We’ve done it to ourselves, that’s for sure. Truth doesn’t matter too much anymore, the way good manners don’t matter much anymore, the way morality doesn’t matter much anymore, the way intelligence doesn’t, I mean don’t, matter much anymore. We accept the easy path to achievement and thereby create the hot young journalists who turn out to be Stephen Glass and Jayson Blair and who write books about the kind of exploits that once would have caused them to whimper off into darkness and silence.

I didn’t mean to get so pontifical.

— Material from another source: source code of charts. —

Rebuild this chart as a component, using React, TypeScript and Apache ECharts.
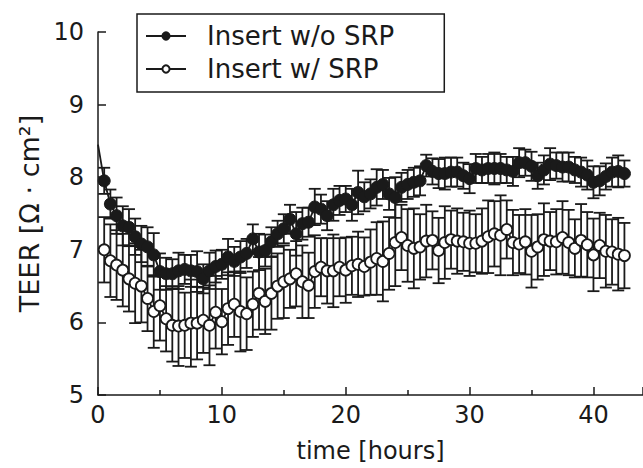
import React, { useEffect, useRef } from "react";
import * as echarts from "echarts";

const times = [
  0.5, 1, 1.5, 2, 2.5, 3, 3.5, 4, 4.5, 5,
  5.5, 6, 6.5, 7, 7.5, 8, 8.5, 9, 9.5, 10,
  10.5, 11, 11.5, 12, 12.5, 13, 13.5, 14, 14.5, 15,
  15.5, 16, 16.5, 17, 17.5, 18, 18.5, 19, 19.5, 20,
  20.5, 21, 21.5, 22, 22.5, 23, 23.5, 24, 24.5, 25,
  25.5, 26, 26.5, 27, 27.5, 28, 28.5, 29, 29.5, 30,
  30.5, 31, 31.5, 32, 32.5, 33, 33.5, 34, 34.5, 35,
  35.5, 36, 36.5, 37, 37.5, 38, 38.5, 39, 39.5, 40,
  40.5, 41, 41.5, 42, 42.5,
];

const noSrpStart = [0, 8.45];

const noSrp = [
  7.95, 7.63, 7.47, 7.33, 7.31, 7.18, 7.08, 7.04, 6.93, 6.7,
  6.67, 6.67, 6.71, 6.73, 6.71, 6.7, 6.6, 6.71, 6.77, 6.8,
  6.9, 6.84, 6.9, 6.95, 7.15, 6.97, 6.99, 7.11, 7.22, 7.29,
  7.42, 7.22, 7.36, 7.38, 7.59, 7.56, 7.47, 7.62, 7.68, 7.7,
  7.62, 7.79, 7.73, 7.77, 7.86, 7.9, 7.77, 7.72, 7.86, 7.9,
  7.93, 7.95, 8.16, 8.08, 8.05, 8.05, 8.07, 8.07, 8.02, 7.98,
  8.12, 8.1, 8.12, 8.12, 8.12, 8.1, 8.08, 8.2, 8.2, 8.15,
  8.02, 8.1, 8.18, 8.16, 8.14, 8.14, 8.1, 8.07, 8.03, 7.93,
  7.95, 8.01, 8.07, 8.08, 8.05,
];

const noSrpErr = [
  0.18, 0.2, 0.25, 0.27, 0.25, 0.25, 0.25, 0.27, 0.3, 0.25,
  0.22, 0.2, 0.25, 0.2, 0.22, 0.28, 0.2, 0.25, 0.22, 0.2,
  0.25, 0.2, 0.22, 0.2, 0.2, 0.25, 0.22, 0.2, 0.18, 0.2,
  0.2, 0.3, 0.22, 0.2, 0.25, 0.2, 0.2, 0.22, 0.2, 0.18,
  0.22, 0.3, 0.2, 0.2, 0.25, 0.2, 0.22, 0.28, 0.2, 0.2,
  0.2, 0.2, 0.15, 0.18, 0.2, 0.22, 0.2, 0.2, 0.18, 0.2,
  0.2, 0.18, 0.2, 0.22, 0.2, 0.18, 0.2, 0.2, 0.18, 0.2,
  0.18, 0.2, 0.22, 0.18, 0.2, 0.2, 0.18, 0.2, 0.2, 0.22,
  0.2, 0.18, 0.2, 0.22, 0.18,
];

const withSrp = [
  7.0, 6.85, 6.79, 6.72, 6.6, 6.54, 6.5, 6.33, 6.15, 6.23,
  6.05, 5.96, 5.95, 5.96, 5.99, 5.99, 6.03, 5.96, 6.14, 6.01,
  6.19, 6.25, 6.15, 6.12, 6.25, 6.4, 6.29, 6.4, 6.5, 6.56,
  6.6, 6.67, 6.56, 6.51, 6.7, 6.76, 6.71, 6.71, 6.76, 6.72,
  6.78, 6.8, 6.77, 6.83, 6.88, 6.84, 6.95, 7.1, 7.17, 7.06,
  7.02, 7.04, 7.12, 7.13, 6.99, 7.1, 7.14, 7.12, 7.11, 7.09,
  7.09, 7.12, 7.18, 7.22, 7.2, 7.28, 7.1, 7.08, 7.11, 6.98,
  7.04, 7.14, 7.12, 7.11, 7.17, 7.1, 7.02, 7.13, 7.07, 6.93,
  7.06, 6.98, 6.97, 6.94, 6.92,
];

const withSrpErr = [
  0.45, 0.5, 0.48, 0.5, 0.45, 0.55, 0.5, 0.45, 0.5, 0.48,
  0.45, 0.5, 0.55, 0.45, 0.6, 0.5, 0.45, 0.55, 0.5, 0.45,
  0.5, 0.45, 0.55, 0.5, 0.45, 0.5, 0.45, 0.5, 0.45, 0.5,
  0.4, 0.45, 0.5, 0.45, 0.5, 0.4, 0.45, 0.5, 0.4, 0.45,
  0.4, 0.45, 0.4, 0.45, 0.5, 0.55, 0.5, 0.6, 0.45, 0.5,
  0.55, 0.45, 0.5, 0.4, 0.45, 0.5, 0.4, 0.45, 0.4, 0.45,
  0.4, 0.45, 0.5, 0.45, 0.55, 0.4, 0.45, 0.4, 0.45, 0.5,
  0.45, 0.5, 0.4, 0.45, 0.5, 0.45, 0.4, 0.5, 0.45, 0.5,
  0.45, 0.5, 0.45, 0.5, 0.45,
];

const NAME_A = "Insert w/o SRP";
const NAME_B = "Insert w/ SRP";
const INK = "#1a1a1a";
const FONT = "DejaVu Sans";

function errRender(params: any, api: any) {
  const x = api.value(0);
  const y = api.value(1);
  const e = api.value(2);
  const top = api.coord([x, y + e]);
  const bot = api.coord([x, y - e]);
  const hw = 6;
  const style = { stroke: INK, lineWidth: 1.8 };
  return {
    type: "group",
    children: [
      { type: "line", shape: { x1: top[0], y1: top[1], x2: bot[0], y2: bot[1] }, style },
      { type: "line", shape: { x1: top[0] - hw, y1: top[1], x2: top[0] + hw, y2: top[1] }, style },
      { type: "line", shape: { x1: bot[0] - hw, y1: bot[1], x2: bot[0] + hw, y2: bot[1] }, style },
    ],
  };
}

export default function App() {
  const ref = useRef<HTMLDivElement>(null);
  useEffect(() => {
    if (!ref.current) return;
    const chart = echarts.init(ref.current, null, { renderer: "svg" });
    const aData: any[] = [
      { value: noSrpStart, symbol: "none" },
      ...times.map((t, i) => [t, noSrp[i]]),
    ];
    const bData = times.map((t, i) => [t, withSrp[i]]);
    const aErr = times.map((t, i) => [t, noSrp[i], noSrpErr[i]]);
    const bErr = times.map((t, i) => [t, withSrp[i], withSrpErr[i]]);
    chart.setOption({
      animation: false,
      backgroundColor: "#ffffff",
      grid: { left: 98, right: -5, top: 32, bottom: 71, containLabel: false },
      legend: {
        data: [NAME_A, NAME_B],
        orient: "vertical",
        left: 137,
        top: 14,
        itemWidth: 40,
        itemHeight: 9,
        itemGap: 7,
        padding: [9, 50, 10, 8],
        borderColor: INK,
        borderWidth: 1.5,
        textStyle: { fontFamily: FONT, fontSize: 26, color: INK, padding: [0, 0, 0, 16] },
      },
      xAxis: {
        type: "value",
        min: 0,
        max: 44,
        interval: 10,
        name: "time [hours]",
        nameLocation: "middle",
        nameGap: 44,
        nameTextStyle: { fontFamily: FONT, fontSize: 24, color: INK },
        axisLine: { show: true, onZero: false, lineStyle: { color: INK, width: 1.5 } },
        axisTick: { show: true, inside: true, length: 8, lineStyle: { color: INK, width: 1.5 } },
        minorTick: { show: true, splitNumber: 2, length: 5, lineStyle: { color: INK, width: 1.5 } },
        axisLabel: { fontFamily: FONT, fontSize: 24, color: INK, margin: 8, showMaxLabel: false },
        splitLine: { show: false },
      },
      yAxis: {
        type: "value",
        min: 5,
        max: 10,
        interval: 1,
        name: "TEER [Ω · cm²]",
        nameLocation: "middle",
        nameGap: 50,
        nameTextStyle: { fontFamily: FONT, fontSize: 27, color: INK },
        axisLine: { show: true, onZero: false, lineStyle: { color: INK, width: 1.5 } },
        axisTick: { show: true, inside: true, length: 8, lineStyle: { color: INK, width: 1.5 } },
        axisLabel: { fontFamily: FONT, fontSize: 24, color: INK, margin: 14 },
        splitLine: { show: false },
      },
      series: [
        {
          type: "custom",
          name: "errB",
          renderItem: errRender,
          data: bErr,
          encode: { x: 0, y: 1 },
          z: 1,
          silent: true,
        },
        {
          type: "line",
          name: NAME_B,
          data: bData,
          symbol: "circle",
          symbolSize: 11,
          showAllSymbol: true,
          lineStyle: { color: INK, width: 1.8 },
          itemStyle: { color: "#ffffff", borderColor: INK, borderWidth: 1.8 },
          z: 2,
        },
        {
          type: "custom",
          name: "errA",
          renderItem: errRender,
          data: aErr,
          encode: { x: 0, y: 1 },
          z: 3,
          silent: true,
        },
        {
          type: "line",
          name: NAME_A,
          data: aData,
          symbol: "circle",
          symbolSize: 12,
          showAllSymbol: true,
          lineStyle: { color: INK, width: 1.8 },
          itemStyle: { color: INK, borderColor: INK, borderWidth: 1 },
          z: 4,
        },
      ],
    });
    return () => chart.dispose();
  }, []);
  return (
    <div
      ref={ref}
      style={{ position: "fixed", left: 0, top: 0, width: 643, height: 468, background: "#fff" }}
    />
  );
}
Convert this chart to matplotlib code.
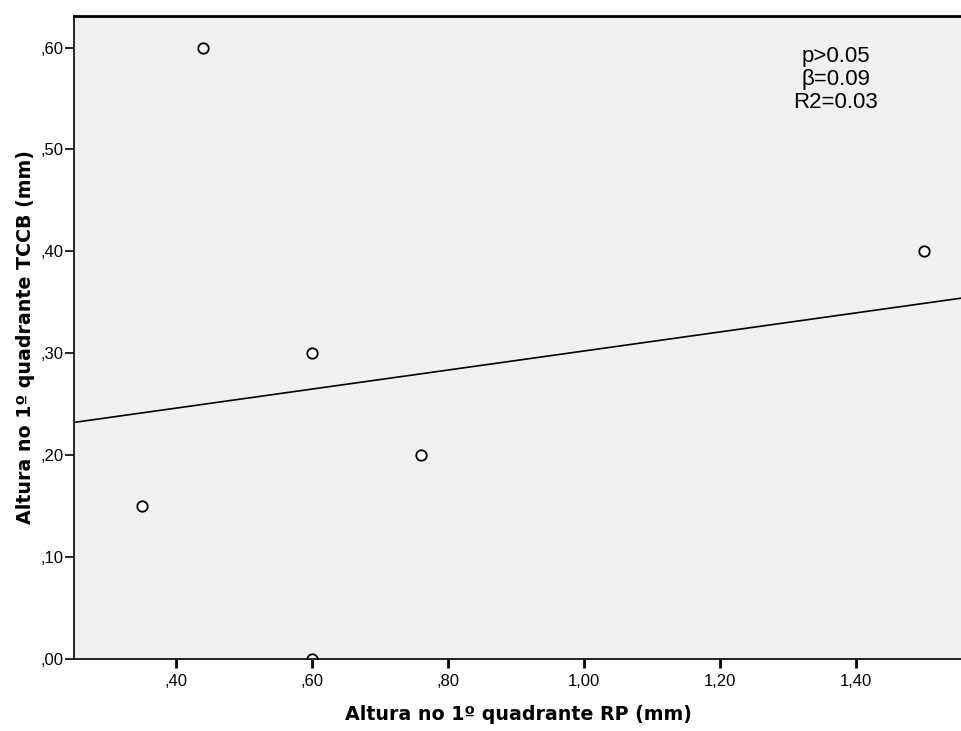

I had just started off to say that “The Fabulist” is a lousy book and I’m sorry that a movie was ever made about Glass, because I know a lot of media-knockers are sitting back and grinning, comfortable with the knowledge that we’re all a bunch of, well, another word I can’t use because our editors respect your sensitivities, whether you know it or not. But you get my meaning.

We do care about you and whether or not, despite our transgressions, we can still count on your trust. And that’s the truth.